───── Given information

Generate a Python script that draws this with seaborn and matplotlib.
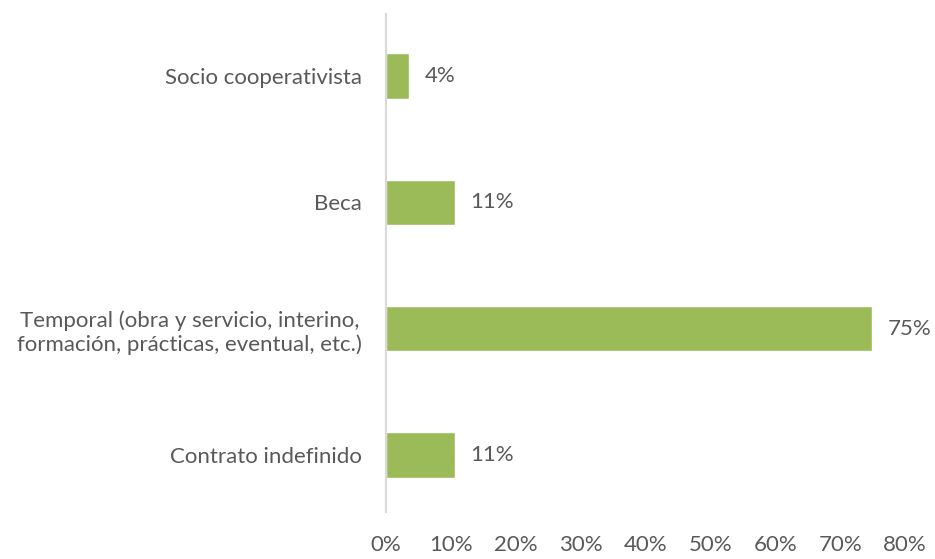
import matplotlib
matplotlib.use("Agg")
import matplotlib.pyplot as plt
import seaborn as sns
import pandas as pd

categorias = [
    "Socio cooperativista",
    "Beca",
    "Temporal (obra y servicio, interino,\nformación, prácticas, eventual, etc.)",
    "Contrato indefinido",
]
porcentajes = [3.6, 10.7, 74.9, 10.7]
ticks_x = [0, 10, 20, 30, 40, 50, 60, 70, 80]

sns.set_theme(style="white")
plt.rcParams["font.family"] = ["Lato", "DejaVu Sans"]

texto = "#595959"
verde = "#9BBB59"
fs = 16

df = pd.DataFrame({"categoria": categorias, "pct": porcentajes})

fig = plt.figure(figsize=(9.35, 5.59), dpi=100)
ax = fig.add_axes([0.4128, 0.0730, 0.968 - 0.4128, 0.9771 - 0.0730])

sns.barplot(data=df, x="pct", y="categoria", color=verde, saturation=1,
            width=0.36, orient="h", ax=ax)

for bar, v in zip(ax.patches, porcentajes):
    ax.annotate(f"{v:.0f}%", (bar.get_width(), bar.get_y() + bar.get_height() / 2),
                xytext=(11, 0), textcoords="offset points", va="center", ha="left",
                fontsize=fs, color=texto)

ax.set_xlim(0, 80)
ax.set_ylim(3.5, -0.5)
ax.set_xticks(ticks_x)
ax.set_xticklabels([f"{t}%" for t in ticks_x])
ax.set_xlabel("")
ax.set_ylabel("")

for s in ["top", "right", "bottom"]:
    ax.spines[s].set_visible(False)
ax.spines["left"].set_color("#D9D9D9")
ax.spines["left"].set_linewidth(1.5)
ax.spines["left"].set_bounds(-0.49, 3.45)

ax.tick_params(axis="x", length=0, pad=12, labelsize=fs, labelcolor=texto)
ax.tick_params(axis="y", length=0, pad=17, labelsize=fs, labelcolor=texto)
for lbl in ax.get_yticklabels():
    lbl.set_multialignment("center")
    lbl.set_linespacing(1.2)

fig.savefig("out.png", dpi=100)
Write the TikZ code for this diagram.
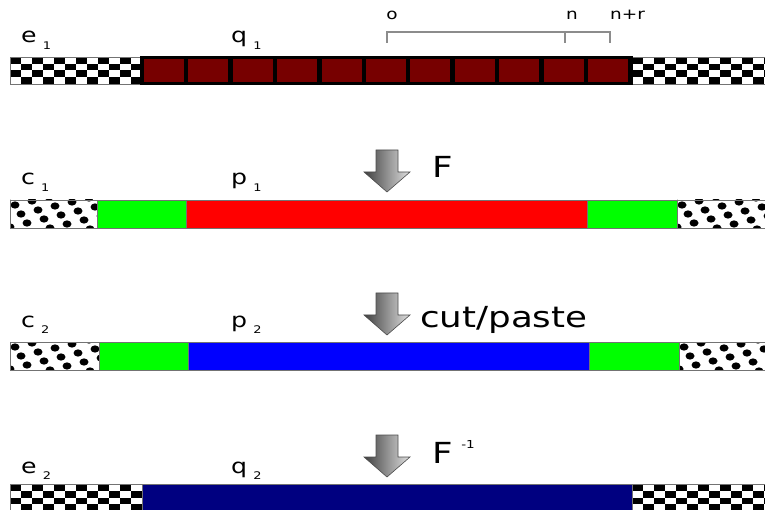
\documentclass[tikz,border=0pt]{standalone}
\usepackage{fontspec}
\setmainfont{DejaVu Sans}
\usetikzlibrary{calc}

% horizontally widened lettering
\newcommand\widetext[1]{\scalebox{1.23}[1]{#1}}
% letter with a detached, lowered index
\newcommand\idx[2]{\widetext{#1\hspace{5pt}\raisebox{-6.5pt}{\fontsize{10.5}{10.5}\selectfont #2}}}

\definecolor{maroonbar}{HTML}{770000}
\definecolor{greenbar}{HTML}{00FF00}
\definecolor{redbar}{HTML}{FF0000}
\definecolor{bluebar}{HTML}{0000FF}
\definecolor{navybar}{HTML}{000080}

\tikzset{
  seg/.style={draw=black!55, line width=0.8pt},
  lbl/.style={inner sep=0pt, anchor=base west, font=\fontsize{20.5}{20.5}\selectfont},
  biglbl/.style={inner sep=0pt, anchor=base west, font=\fontsize{29}{29}\selectfont},
  ticklbl/.style={inner sep=0pt, anchor=base, font=\fontsize{15}{15}\selectfont},
  bracketline/.style={draw=black!45, line width=1.3pt},
  downarrow/.style={draw=black!70, line width=0.6pt, left color=black!75, right color=black!12},
}

% checkerboard strip: x0, x1, top
\newcommand\checkerstrip[3]{%
  \begin{scope}
    \clip (#1,#3) rectangle (#2,#3+27);
    \fill[white] (#1,#3) rectangle (#2,#3+27);
    \foreach \j in {0,...,3}{
      \foreach \i in {0,...,12}{
        \pgfmathtruncatemacro\cpar{mod(\i+\j,2)}
        \ifnum\cpar=0
          \fill[black] (#1+11*\i,#3+6.75*\j) rectangle ++(11,6.75);
        \fi
      }
    }
  \end{scope}
  \draw[seg] (#1,#3) rectangle (#2,#3+27);
}

% dotted strip: x0, x1, top
\newcommand\dotstrip[3]{%
  \begin{scope}
    \clip (#1,#3) rectangle (#2,#3+28);
    \fill[white] (#1,#3) rectangle (#2,#3+28);
    \foreach \j in {-2,...,5}{
      \foreach \i in {-3,...,7}{
        \fill[black] (#1+5+17*\i+6*\j,#3+5-4*\i+9*\j) ellipse [x radius=4.5, y radius=3.6];
      }
    }
  \end{scope}
  \draw[seg] (#1,#3) rectangle (#2,#3+28);
}

% shaded down arrow: centre x, top y
\newcommand\shadedarrow[2]{%
  \path[downarrow] (#1-11,#2) -- (#1+11,#2) -- (#1+11,#2+22) -- (#1+23,#2+22)
    -- (#1,#2+42) -- (#1-23,#2+22) -- (#1-11,#2+22) -- cycle;
}

\begin{document}
\begin{tikzpicture}[x=1pt, y=-1pt]
\useasboundingbox (0,0) rectangle (765,510);

% ---------- row 1 : e1 / q1 ----------
\checkerstrip{10}{141}{57}
\checkerstrip{632}{766}{57}
\fill[black] (140,56) rectangle (633,85);
\foreach \k in {0,...,10}
  \fill[maroonbar] (144+44.4*\k,59.5) rectangle ++(40,22.5);

\draw[bracketline] (387,43) -- (387,32) -- (610,32) -- (610,43);
\draw[bracketline] (565,32) -- (565,43);
\node[ticklbl] (to) at (392,19.5) {\widetext{o}};
\node[ticklbl] (tn) at (572,19.5) {\widetext{n}};
\node[ticklbl, anchor=base west] (tnr) at (610,19.5) {\widetext{n+r}};

\node[lbl] (e1) at (21,43) {\idx{e}{1}};
\node[lbl] (q1) at (231,43) {\idx{q}{1}};

% ---------- row 2 : c1 / p1 ----------
\shadedarrow{387}{150}
\node[biglbl] (F) at (432,178) {\widetext{F}};
\dotstrip{10}{97}{200}
\fill[greenbar] (97,200) rectangle (186,228);
\draw[seg] (97,200) rectangle (186,228);
\fill[redbar] (186,200) rectangle (587,228);
\draw[seg] (186,200) rectangle (587,228);
\fill[greenbar] (587,200) rectangle (677,228);
\draw[seg] (587,200) rectangle (677,228);
\dotstrip{677}{766}{200}
\node[lbl] (c1) at (21,185) {\idx{c}{1}};
\node[lbl] (p1) at (231,185) {\idx{p}{1}};

% ---------- row 3 : c2 / p2 ----------
\shadedarrow{387}{293}
\node[biglbl] (cp) at (420,327) {\widetext{cut/paste}};
\dotstrip{10}{99}{342}
\fill[greenbar] (99,342) rectangle (188,370);
\draw[seg] (99,342) rectangle (188,370);
\fill[bluebar] (188,342) rectangle (589,370);
\draw[seg] (188,342) rectangle (589,370);
\fill[greenbar] (589,342) rectangle (679,370);
\draw[seg] (589,342) rectangle (679,370);
\dotstrip{679}{766}{342}
\node[lbl] (c2) at (21,327) {\idx{c}{2}};
\node[lbl] (p2) at (231,327) {\idx{p}{2}};

% ---------- row 4 : e2 / q2 ----------
\shadedarrow{387}{435}
\node[biglbl] (Finv) at (432,463) {\widetext{F\hspace{7pt}\raisebox{15pt}{\fontsize{11}{11}\selectfont -1}}};
\checkerstrip{10}{142}{484}
\fill[navybar] (142,484) rectangle (632,512);
\draw[seg] (142,484) rectangle (632,512);
\checkerstrip{632}{766}{484}
\node[lbl] (e2) at (21,473) {\idx{e}{2}};
\node[lbl] (q2) at (231,473) {\idx{q}{2}};
\end{tikzpicture}
\end{document}
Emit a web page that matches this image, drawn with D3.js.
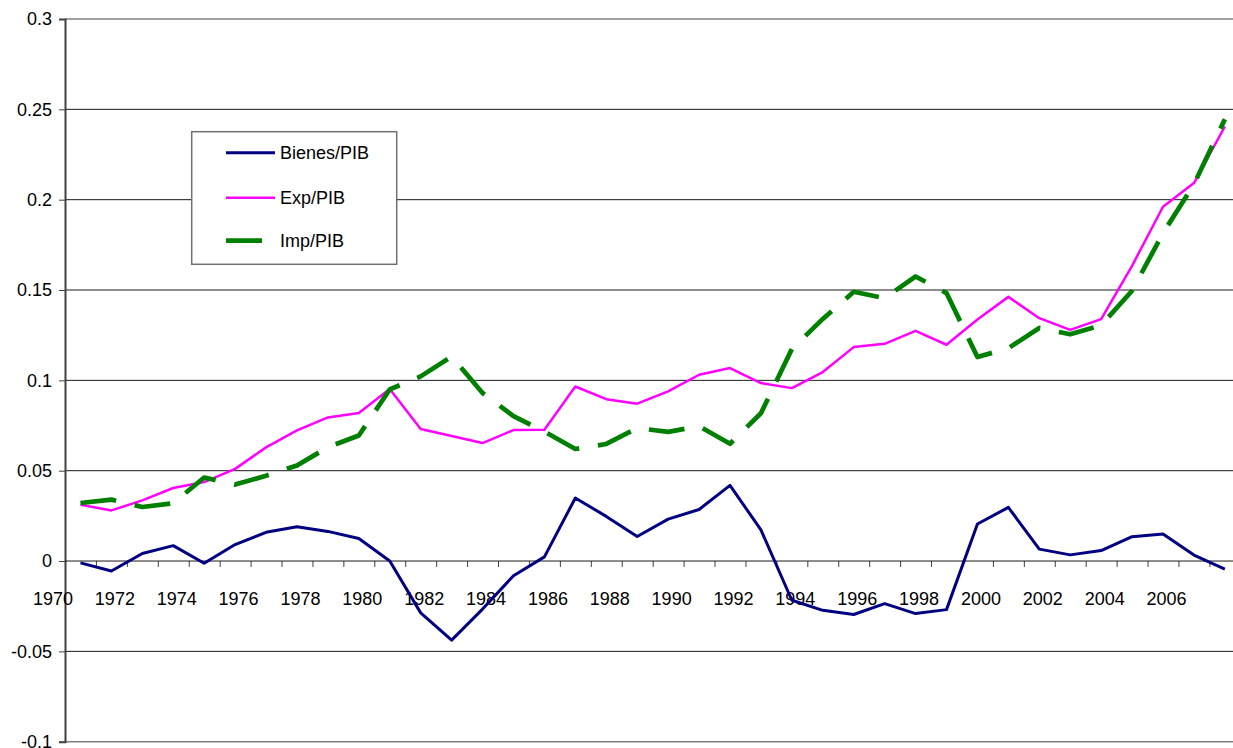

──────────

▸ **Exercise**
Write out all the records again, exactly, minus any pictures.

▸ **Answer for this exercise**
Generate a Python script that draws this with seaborn and matplotlib.
import matplotlib
matplotlib.use("Agg")
import matplotlib.pyplot as plt
import seaborn as sns
import pandas as pd

categorias = [
    "Socio cooperativista",
    "Beca",
    "Temporal (obra y servicio, interino,\nformación, prácticas, eventual, etc.)",
    "Contrato indefinido",
]
porcentajes = [3.6, 10.7, 74.9, 10.7]
ticks_x = [0, 10, 20, 30, 40, 50, 60, 70, 80]

sns.set_theme(style="white")
plt.rcParams["font.family"] = ["Lato", "DejaVu Sans"]

texto = "#595959"
verde = "#9BBB59"
fs = 16

df = pd.DataFrame({"categoria": categorias, "pct": porcentajes})

fig = plt.figure(figsize=(9.35, 5.59), dpi=100)
ax = fig.add_axes([0.4128, 0.0730, 0.968 - 0.4128, 0.9771 - 0.0730])

sns.barplot(data=df, x="pct", y="categoria", color=verde, saturation=1,
            width=0.36, orient="h", ax=ax)

for bar, v in zip(ax.patches, porcentajes):
    ax.annotate(f"{v:.0f}%", (bar.get_width(), bar.get_y() + bar.get_height() / 2),
                xytext=(11, 0), textcoords="offset points", va="center", ha="left",
                fontsize=fs, color=texto)

ax.set_xlim(0, 80)
ax.set_ylim(3.5, -0.5)
ax.set_xticks(ticks_x)
ax.set_xticklabels([f"{t}%" for t in ticks_x])
ax.set_xlabel("")
ax.set_ylabel("")

for s in ["top", "right", "bottom"]:
    ax.spines[s].set_visible(False)
ax.spines["left"].set_color("#D9D9D9")
ax.spines["left"].set_linewidth(1.5)
ax.spines["left"].set_bounds(-0.49, 3.45)

ax.tick_params(axis="x", length=0, pad=12, labelsize=fs, labelcolor=texto)
ax.tick_params(axis="y", length=0, pad=17, labelsize=fs, labelcolor=texto)
for lbl in ax.get_yticklabels():
    lbl.set_multialignment("center")
    lbl.set_linespacing(1.2)

fig.savefig("out.png", dpi=100)
Write the TikZ code for this diagram.
\documentclass[tikz,border=0pt]{standalone}
\usepackage{fontspec}
\setmainfont{DejaVu Sans}
\usetikzlibrary{calc}

% horizontally widened lettering
\newcommand\widetext[1]{\scalebox{1.23}[1]{#1}}
% letter with a detached, lowered index
\newcommand\idx[2]{\widetext{#1\hspace{5pt}\raisebox{-6.5pt}{\fontsize{10.5}{10.5}\selectfont #2}}}

\definecolor{maroonbar}{HTML}{770000}
\definecolor{greenbar}{HTML}{00FF00}
\definecolor{redbar}{HTML}{FF0000}
\definecolor{bluebar}{HTML}{0000FF}
\definecolor{navybar}{HTML}{000080}

\tikzset{
  seg/.style={draw=black!55, line width=0.8pt},
  lbl/.style={inner sep=0pt, anchor=base west, font=\fontsize{20.5}{20.5}\selectfont},
  biglbl/.style={inner sep=0pt, anchor=base west, font=\fontsize{29}{29}\selectfont},
  ticklbl/.style={inner sep=0pt, anchor=base, font=\fontsize{15}{15}\selectfont},
  bracketline/.style={draw=black!45, line width=1.3pt},
  downarrow/.style={draw=black!70, line width=0.6pt, left color=black!75, right color=black!12},
}

% checkerboard strip: x0, x1, top
\newcommand\checkerstrip[3]{%
  \begin{scope}
    \clip (#1,#3) rectangle (#2,#3+27);
    \fill[white] (#1,#3) rectangle (#2,#3+27);
    \foreach \j in {0,...,3}{
      \foreach \i in {0,...,12}{
        \pgfmathtruncatemacro\cpar{mod(\i+\j,2)}
        \ifnum\cpar=0
          \fill[black] (#1+11*\i,#3+6.75*\j) rectangle ++(11,6.75);
        \fi
      }
    }
  \end{scope}
  \draw[seg] (#1,#3) rectangle (#2,#3+27);
}

% dotted strip: x0, x1, top
\newcommand\dotstrip[3]{%
  \begin{scope}
    \clip (#1,#3) rectangle (#2,#3+28);
    \fill[white] (#1,#3) rectangle (#2,#3+28);
    \foreach \j in {-2,...,5}{
      \foreach \i in {-3,...,7}{
        \fill[black] (#1+5+17*\i+6*\j,#3+5-4*\i+9*\j) ellipse [x radius=4.5, y radius=3.6];
      }
    }
  \end{scope}
  \draw[seg] (#1,#3) rectangle (#2,#3+28);
}

% shaded down arrow: centre x, top y
\newcommand\shadedarrow[2]{%
  \path[downarrow] (#1-11,#2) -- (#1+11,#2) -- (#1+11,#2+22) -- (#1+23,#2+22)
    -- (#1,#2+42) -- (#1-23,#2+22) -- (#1-11,#2+22) -- cycle;
}

\begin{document}
\begin{tikzpicture}[x=1pt, y=-1pt]
\useasboundingbox (0,0) rectangle (765,510);

% ---------- row 1 : e1 / q1 ----------
\checkerstrip{10}{141}{57}
\checkerstrip{632}{766}{57}
\fill[black] (140,56) rectangle (633,85);
\foreach \k in {0,...,10}
  \fill[maroonbar] (144+44.4*\k,59.5) rectangle ++(40,22.5);

\draw[bracketline] (387,43) -- (387,32) -- (610,32) -- (610,43);
\draw[bracketline] (565,32) -- (565,43);
\node[ticklbl] (to) at (392,19.5) {\widetext{o}};
\node[ticklbl] (tn) at (572,19.5) {\widetext{n}};
\node[ticklbl, anchor=base west] (tnr) at (610,19.5) {\widetext{n+r}};

\node[lbl] (e1) at (21,43) {\idx{e}{1}};
\node[lbl] (q1) at (231,43) {\idx{q}{1}};

% ---------- row 2 : c1 / p1 ----------
\shadedarrow{387}{150}
\node[biglbl] (F) at (432,178) {\widetext{F}};
\dotstrip{10}{97}{200}
\fill[greenbar] (97,200) rectangle (186,228);
\draw[seg] (97,200) rectangle (186,228);
\fill[redbar] (186,200) rectangle (587,228);
\draw[seg] (186,200) rectangle (587,228);
\fill[greenbar] (587,200) rectangle (677,228);
\draw[seg] (587,200) rectangle (677,228);
\dotstrip{677}{766}{200}
\node[lbl] (c1) at (21,185) {\idx{c}{1}};
\node[lbl] (p1) at (231,185) {\idx{p}{1}};

% ---------- row 3 : c2 / p2 ----------
\shadedarrow{387}{293}
\node[biglbl] (cp) at (420,327) {\widetext{cut/paste}};
\dotstrip{10}{99}{342}
\fill[greenbar] (99,342) rectangle (188,370);
\draw[seg] (99,342) rectangle (188,370);
\fill[bluebar] (188,342) rectangle (589,370);
\draw[seg] (188,342) rectangle (589,370);
\fill[greenbar] (589,342) rectangle (679,370);
\draw[seg] (589,342) rectangle (679,370);
\dotstrip{679}{766}{342}
\node[lbl] (c2) at (21,327) {\idx{c}{2}};
\node[lbl] (p2) at (231,327) {\idx{p}{2}};

% ---------- row 4 : e2 / q2 ----------
\shadedarrow{387}{435}
\node[biglbl] (Finv) at (432,463) {\widetext{F\hspace{7pt}\raisebox{15pt}{\fontsize{11}{11}\selectfont -1}}};
\checkerstrip{10}{142}{484}
\fill[navybar] (142,484) rectangle (632,512);
\draw[seg] (142,484) rectangle (632,512);
\checkerstrip{632}{766}{484}
\node[lbl] (e2) at (21,473) {\idx{e}{2}};
\node[lbl] (q2) at (231,473) {\idx{q}{2}};
\end{tikzpicture}
\end{document}
Emit a web page that matches this image, drawn with D3.js.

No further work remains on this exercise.